SET TASK
Give the data again exactly as written, skipping any pictures.

** Begin INFORMATION PROVIDED **

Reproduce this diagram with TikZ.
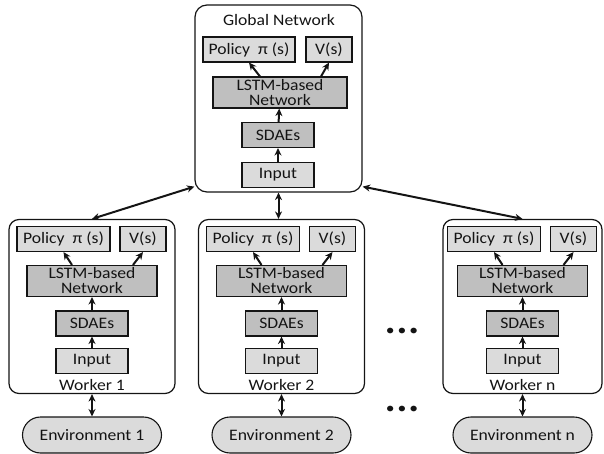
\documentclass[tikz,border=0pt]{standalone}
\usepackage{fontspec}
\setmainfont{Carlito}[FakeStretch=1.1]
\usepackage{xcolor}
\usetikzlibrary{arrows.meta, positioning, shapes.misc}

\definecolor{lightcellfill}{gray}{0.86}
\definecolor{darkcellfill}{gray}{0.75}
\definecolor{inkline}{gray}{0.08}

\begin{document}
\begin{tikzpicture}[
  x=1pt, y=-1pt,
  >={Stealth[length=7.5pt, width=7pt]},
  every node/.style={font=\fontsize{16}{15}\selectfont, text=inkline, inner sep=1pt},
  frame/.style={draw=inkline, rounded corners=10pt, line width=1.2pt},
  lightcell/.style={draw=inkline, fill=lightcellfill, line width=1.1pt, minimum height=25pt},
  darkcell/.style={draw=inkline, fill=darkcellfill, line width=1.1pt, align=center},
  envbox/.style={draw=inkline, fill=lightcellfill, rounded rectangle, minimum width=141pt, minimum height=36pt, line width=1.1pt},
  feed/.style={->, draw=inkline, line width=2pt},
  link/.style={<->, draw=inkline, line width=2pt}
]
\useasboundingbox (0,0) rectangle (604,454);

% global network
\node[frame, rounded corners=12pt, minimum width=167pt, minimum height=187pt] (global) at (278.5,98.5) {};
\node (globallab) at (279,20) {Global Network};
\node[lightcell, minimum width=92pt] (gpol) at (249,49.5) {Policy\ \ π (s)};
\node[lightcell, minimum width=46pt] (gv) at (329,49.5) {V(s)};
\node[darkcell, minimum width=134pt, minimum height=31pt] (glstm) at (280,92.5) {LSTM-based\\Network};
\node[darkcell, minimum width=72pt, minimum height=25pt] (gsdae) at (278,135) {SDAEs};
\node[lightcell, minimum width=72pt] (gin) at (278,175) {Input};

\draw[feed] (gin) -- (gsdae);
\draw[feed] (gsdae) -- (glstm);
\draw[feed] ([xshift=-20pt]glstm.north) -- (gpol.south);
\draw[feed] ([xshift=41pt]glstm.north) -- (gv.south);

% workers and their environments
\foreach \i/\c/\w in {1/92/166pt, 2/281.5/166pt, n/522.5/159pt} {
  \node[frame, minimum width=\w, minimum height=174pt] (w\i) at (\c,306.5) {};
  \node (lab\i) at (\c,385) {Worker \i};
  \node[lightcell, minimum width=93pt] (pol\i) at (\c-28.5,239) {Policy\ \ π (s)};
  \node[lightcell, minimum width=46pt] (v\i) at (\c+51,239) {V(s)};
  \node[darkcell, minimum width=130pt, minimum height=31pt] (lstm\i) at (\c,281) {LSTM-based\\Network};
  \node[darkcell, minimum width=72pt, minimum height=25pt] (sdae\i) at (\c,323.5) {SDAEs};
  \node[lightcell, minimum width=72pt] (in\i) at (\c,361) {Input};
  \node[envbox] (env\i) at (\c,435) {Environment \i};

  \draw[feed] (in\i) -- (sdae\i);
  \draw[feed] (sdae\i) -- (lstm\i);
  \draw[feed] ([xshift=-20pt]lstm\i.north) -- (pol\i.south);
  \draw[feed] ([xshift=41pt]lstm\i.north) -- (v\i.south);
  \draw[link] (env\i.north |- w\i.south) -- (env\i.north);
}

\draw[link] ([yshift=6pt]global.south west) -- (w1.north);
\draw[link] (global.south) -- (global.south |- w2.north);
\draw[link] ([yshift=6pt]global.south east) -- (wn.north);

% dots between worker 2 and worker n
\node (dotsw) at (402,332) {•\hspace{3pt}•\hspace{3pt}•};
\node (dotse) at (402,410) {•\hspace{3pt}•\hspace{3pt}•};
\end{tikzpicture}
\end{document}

** End INFORMATION PROVIDED **

EXPECTED ANSWER
Reproduce this diagram with TikZ.
\documentclass[tikz,border=0pt]{standalone}
\usepackage{fontspec}
\setmainfont{Carlito}[FakeStretch=1.1]
\usepackage{xcolor}
\usetikzlibrary{arrows.meta, positioning, shapes.misc}

\definecolor{lightcellfill}{gray}{0.86}
\definecolor{darkcellfill}{gray}{0.75}
\definecolor{inkline}{gray}{0.08}

\begin{document}
\begin{tikzpicture}[
  x=1pt, y=-1pt,
  >={Stealth[length=7.5pt, width=7pt]},
  every node/.style={font=\fontsize{16}{15}\selectfont, text=inkline, inner sep=1pt},
  frame/.style={draw=inkline, rounded corners=10pt, line width=1.2pt},
  lightcell/.style={draw=inkline, fill=lightcellfill, line width=1.1pt, minimum height=25pt},
  darkcell/.style={draw=inkline, fill=darkcellfill, line width=1.1pt, align=center},
  envbox/.style={draw=inkline, fill=lightcellfill, rounded rectangle, minimum width=141pt, minimum height=36pt, line width=1.1pt},
  feed/.style={->, draw=inkline, line width=2pt},
  link/.style={<->, draw=inkline, line width=2pt}
]
\useasboundingbox (0,0) rectangle (604,454);

% global network
\node[frame, rounded corners=12pt, minimum width=167pt, minimum height=187pt] (global) at (278.5,98.5) {};
\node (globallab) at (279,20) {Global Network};
\node[lightcell, minimum width=92pt] (gpol) at (249,49.5) {Policy\ \ π (s)};
\node[lightcell, minimum width=46pt] (gv) at (329,49.5) {V(s)};
\node[darkcell, minimum width=134pt, minimum height=31pt] (glstm) at (280,92.5) {LSTM-based\\Network};
\node[darkcell, minimum width=72pt, minimum height=25pt] (gsdae) at (278,135) {SDAEs};
\node[lightcell, minimum width=72pt] (gin) at (278,175) {Input};

\draw[feed] (gin) -- (gsdae);
\draw[feed] (gsdae) -- (glstm);
\draw[feed] ([xshift=-20pt]glstm.north) -- (gpol.south);
\draw[feed] ([xshift=41pt]glstm.north) -- (gv.south);

% workers and their environments
\foreach \i/\c/\w in {1/92/166pt, 2/281.5/166pt, n/522.5/159pt} {
  \node[frame, minimum width=\w, minimum height=174pt] (w\i) at (\c,306.5) {};
  \node (lab\i) at (\c,385) {Worker \i};
  \node[lightcell, minimum width=93pt] (pol\i) at (\c-28.5,239) {Policy\ \ π (s)};
  \node[lightcell, minimum width=46pt] (v\i) at (\c+51,239) {V(s)};
  \node[darkcell, minimum width=130pt, minimum height=31pt] (lstm\i) at (\c,281) {LSTM-based\\Network};
  \node[darkcell, minimum width=72pt, minimum height=25pt] (sdae\i) at (\c,323.5) {SDAEs};
  \node[lightcell, minimum width=72pt] (in\i) at (\c,361) {Input};
  \node[envbox] (env\i) at (\c,435) {Environment \i};

  \draw[feed] (in\i) -- (sdae\i);
  \draw[feed] (sdae\i) -- (lstm\i);
  \draw[feed] ([xshift=-20pt]lstm\i.north) -- (pol\i.south);
  \draw[feed] ([xshift=41pt]lstm\i.north) -- (v\i.south);
  \draw[link] (env\i.north |- w\i.south) -- (env\i.north);
}

\draw[link] ([yshift=6pt]global.south west) -- (w1.north);
\draw[link] (global.south) -- (global.south |- w2.north);
\draw[link] ([yshift=6pt]global.south east) -- (wn.north);

% dots between worker 2 and worker n
\node (dotsw) at (402,332) {•\hspace{3pt}•\hspace{3pt}•};
\node (dotse) at (402,410) {•\hspace{3pt}•\hspace{3pt}•};
\end{tikzpicture}
\end{document}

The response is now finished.